'Drunk' by Thundercat, album review by Gregory Adams. The full-length comes out on February 24th via Brainfeeder.

8.6

Drunk

Thundercat

Just a couple of seconds into “Captain Stupido,” the second track on L.A. bass wizard Thundercat’s new LP, Drunk, the master musician makes the understatement of all understatements: “I feel weird.” The admission comes surrounded by hillbilly affectations about combing your beard and keeping your composure, complex jazz-funk noodling, and a rank, passed-out-on-the-couch, cheek-fluttering fart. The bulk of Thundercat’s latest longplayer is smooth in all the right places, from the rum-rippled fretboard adventuring down to the gossamer threading of the artist’s angel hair-precious falsetto, but he’s also going for broke with the ideas-soaked outing. While there’s a caginess to the album art, which finds the funksmith cock-eyed and submerged in what just may be a pool of blood red cabernet, the record demonstrates that a Drunk Thundercat generally has things under control.

Bruner packages plenty into Drunk, a 23-song monolith compared to the six-song, 16-minute The Beyond/Where the Giants Roam release from 2015. That said, he’s still keeping his compositions compact, these efficient bursts rarely clocking in over the two-minute mark. “Rabbot Ho” is a quickie that filters golden era Hollywood movie music through the lens of ’70s soul synths, Thundercat’s velvet-soft falsetto sweetness betraying the foreboding introduction of “when it rains it pours.” At 4:01, “Inferno” is the record’s veritable Dante-styled epic, one that spirals melodious, multi-tracked vocal harmonies around an acrid, hellfire-smoky inspection of the mind.

Thundercat explores plenty of terrain on Drunk, from vintage-styled funk to more contemporary feels. “Jethro” has him wriggling out a spider-legged bass line above a thick, deepened clack, this sounding something like his work with Kendrick Lamar on the rapper’s To Pimp a Butterfly.
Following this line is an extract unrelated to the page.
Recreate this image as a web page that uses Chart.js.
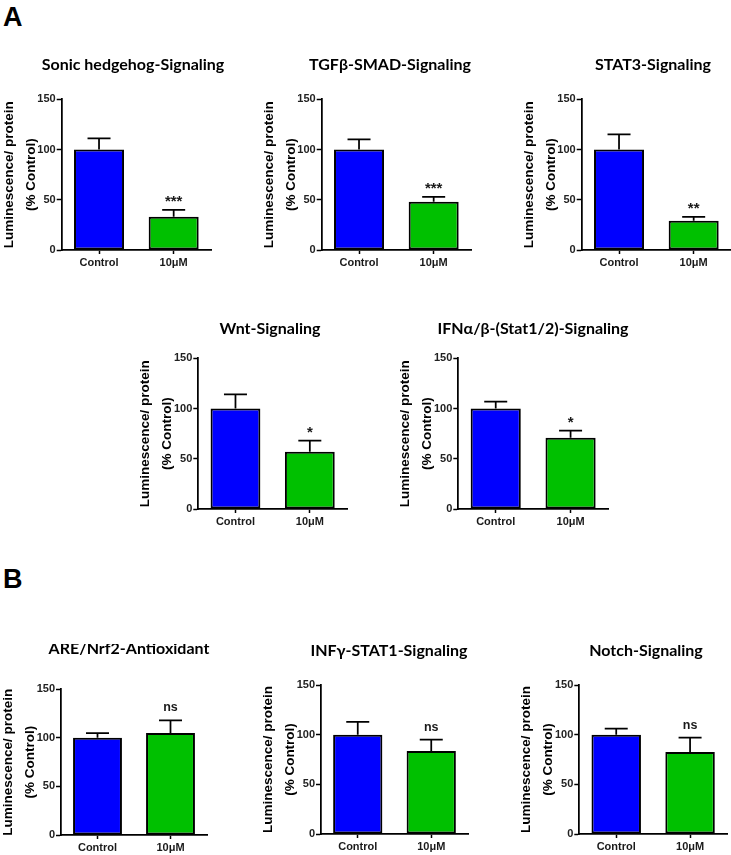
<!DOCTYPE html>
<html><head><meta charset="utf-8">
<script src="https://cdn.jsdelivr.net/npm/chart.js@4/dist/chart.umd.min.js"></script>
<style>
html,body{margin:0;padding:0;background:#fff;}
body{width:731px;height:855px;position:relative;overflow:hidden;}
canvas{position:absolute;}
.lbl{position:absolute;font-family:'Liberation Sans',Arial,sans-serif;font-weight:bold;font-size:27px;color:#000;line-height:1;}
</style></head><body>
<div class="lbl" style="left:3px;top:4px">A</div>
<div class="lbl" style="left:3px;top:566px">B</div>
<script>
const categories = ['Control', '10μM'];
const panelTitles = ['Sonic hedgehog-Signaling','TGFβ-SMAD-Signaling','STAT3-Signaling','Wnt-Signaling','IFNα/β-(Stat1/2)-Signaling','ARE/Nrf2-Antioxidant','INFγ-STAT1-Signaling','Notch-Signaling'];
const controlMeans = [100,100,100,100,100,100,100,100];
const controlSEM = [11,10,15,14,7,5,13,6];
const treatedMeans = [33,48,29,57,71,105,83.5,82.5];
const treatedSEM = [7,5,4,11,7,13,11.5,14.5];
const significance = ['***','***','**','*','*','ns','ns','ns'];
const yTicks = [0,50,100,150];
const yAxisLabel = ['Luminescence/ protein','(% Control)'];

// page geometry: [axisLeft, axisRight, y of top tick, y of zero, title centre x, title baseline y]
const panelLayout = [
 [61.7,211,99.3,249.3,133,70],
 [321.7,471,99.3,250,390,70],
 [581.7,731,99.3,250,653,70],
 [198.3,347,358.3,508.3,270,333.5],
 [458.3,608,358.3,508.3,533,333.5],
 [61,207,689.3,835,129,654],
 [321,468,685,834,389,656],
 [579.3,727,685,834,646,655.5]
];

const FAM = "'Liberation Sans', Arial, sans-serif";
const X_AXIS_H = 28;

const panelDecor = {
  id: 'panelDecor',
  afterDatasetsDraw(chart, args, opts) {
    const ctx = chart.ctx, y = chart.scales.y;
    const meta = chart.getDatasetMeta(0);
    ctx.save();
    ctx.strokeStyle = '#000'; ctx.lineWidth = 1.75;
    opts.means.forEach((m, i) => {
      const x = meta.data[i].x;
      const yb = y.getPixelForValue(m);
      const yt = y.getPixelForValue(m + opts.errs[i]);
      ctx.beginPath();
      ctx.moveTo(x, yb); ctx.lineTo(x, yt);
      ctx.moveTo(x - 11.5, yt); ctx.lineTo(x + 11.5, yt);
      ctx.stroke();
    });
    const xs = meta.data[1].x;
    const ys = y.getPixelForValue(opts.means[1] + opts.errs[1]);
    const star = opts.sig.indexOf('*') >= 0;
    ctx.fillStyle = '#1a1a1a';
    ctx.textAlign = 'center'; ctx.textBaseline = 'alphabetic';
    ctx.font = star ? 'bold 15px ' + FAM : 'bold 12.5px ' + FAM;
    ctx.fillText(opts.sig, xs, ys - (star ? 4 : 9));
    ctx.font = 'bold 16px Lato';
    ctx.fillStyle = '#000';
    ctx.fillText(opts.title, opts.titleX, opts.titleY);
    ctx.restore();
  }
};

panelLayout.forEach((L, p) => {
  const [axL, axR, yTop, yZero, tX, tY] = L;
  const cl = Math.round(axL - 64);
  const yW = axL - cl;
  const ct = Math.round(yTop - 45);
  const T = yTop - ct;
  const cw = Math.ceil(Math.max(axR, tX + 115) - cl);
  const R = cw - (axR - cl);
  const ch = Math.ceil(yZero - ct + X_AXIS_H);
  const c = document.createElement('canvas');
  c.width = cw; c.height = ch;
  c.style.left = cl + 'px'; c.style.top = ct + 'px';
  c.style.width = cw + 'px'; c.style.height = ch + 'px';
  document.body.appendChild(c);
  new Chart(c, {
    type: 'bar',
    data: {
      labels: categories,
      datasets: [{
        data: [controlMeans[p], treatedMeans[p]],
        backgroundColor: ['#0000FF', '#00C000'],
        borderColor: '#000', borderWidth: 2, borderSkipped: false,
        barPercentage: 0.67, categoryPercentage: 1
      }]
    },
    options: {
      responsive: false, animation: false, devicePixelRatio: 1,
      layout: { padding: { top: T, left: 0, right: R, bottom: 0 } },
      plugins: {
        legend: { display: false }, tooltip: { enabled: false },
        panelDecor: {
          means: [controlMeans[p], treatedMeans[p]],
          errs: [controlSEM[p], treatedSEM[p]],
          sig: significance[p], title: panelTitles[p],
          titleX: tX - cl, titleY: tY - ct
        }
      },
      scales: {
        x: {
          offset: true,
          grid: { display: true, drawOnChartArea: false, offset: false, tickLength: 4, tickWidth: 1.5, tickColor: '#000' },
          border: { display: true, color: '#000', width: 1.75 },
          ticks: { font: { family: FAM, size: 11, weight: 'bold' }, color: '#1a1a1a', padding: 2, maxRotation: 0 },
          afterFit(s) { s.height = X_AXIS_H; }
        },
        y: {
          min: 0, max: 150,
          afterBuildTicks(s) { s.ticks = yTicks.map(v => ({ value: v })); },
          grid: { display: true, drawOnChartArea: false, tickLength: 5, tickWidth: 1.5, tickColor: '#000' },
          border: { display: true, color: '#000', width: 1.75 },
          ticks: { font: { family: FAM, size: 11, weight: 'bold' }, color: '#222', padding: 1 },
          title: { display: true, text: yAxisLabel, color: '#000',
                   font: { family: FAM, size: 13.5, weight: 'bold', lineHeight: 1.63 },
                   padding: { top: 0, bottom: 0 } },
          afterFit(s) { s.width = yW; }
        }
      }
    },
    plugins: [panelDecor]
  });
});
</script>
</body></html>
Fittingly enough, the King of Compton makes an appearance on Drunk, supplying bars above the slowed-down bossa nova beat of “Walk On By.” The ties between the two run deep, with Thundercat quoting Lamar’s “Bitch, Don’t Kill My Vibe” on “Friend Zone,” a tense but comical oscillated funk thud where the artist proclaims he’d rather play Diablo or Mortal Kombat instead of dealing with relationship “bullshit.” “I’m better off by myself,” he explains.

Thundercat does play well with others, though, the bassist/vocalist gladly sharing the mic with blue-eyed Doobie Brother Michael McDonald and fellow 70s expat Kenny Loggins on “Show You the Way.” The three wax on long-lasting love over a perfect slow jam swirl of speaker-panning electric piano and wind chimes. Wiz Khalifa’s guest verse on “Drink Dat” isn’t exactly profound, acting more as a laundry list of party supplies to get you “high as fuck,” though the appearance fits Drunk’s red-eyed and wasted appeal.

Elsewhere, Thundercat launches out a series of callous-building, six-string bass runs throughout tambourine-tapping “Uh Uh,” but he also steps back in the arrangement to let longtime collaborator Dennis Hamm put on an equally thrilling, knuckle-cracking clinic on the piano.

Despite its overly joyous moments, there’s a darkness to Drunk. Tender, fucked up, and quizzical, the title cut has the Cat “drowning away all of the pain ’til I’m totally numb,” but also off-setting his vulnerability with drunk text punchlines (“so many feels, bro/LOL”).

“DUI” bookends the record with the melody from “Rabbot Ho,” though Thundercat’s philosophizing on the closer takes a turn for the positive (“you will see that it’s not so bad,” he quips). Though at times it casts a viscous shadow, Drunk is ultimately a full-bodied, intoxicating triumph.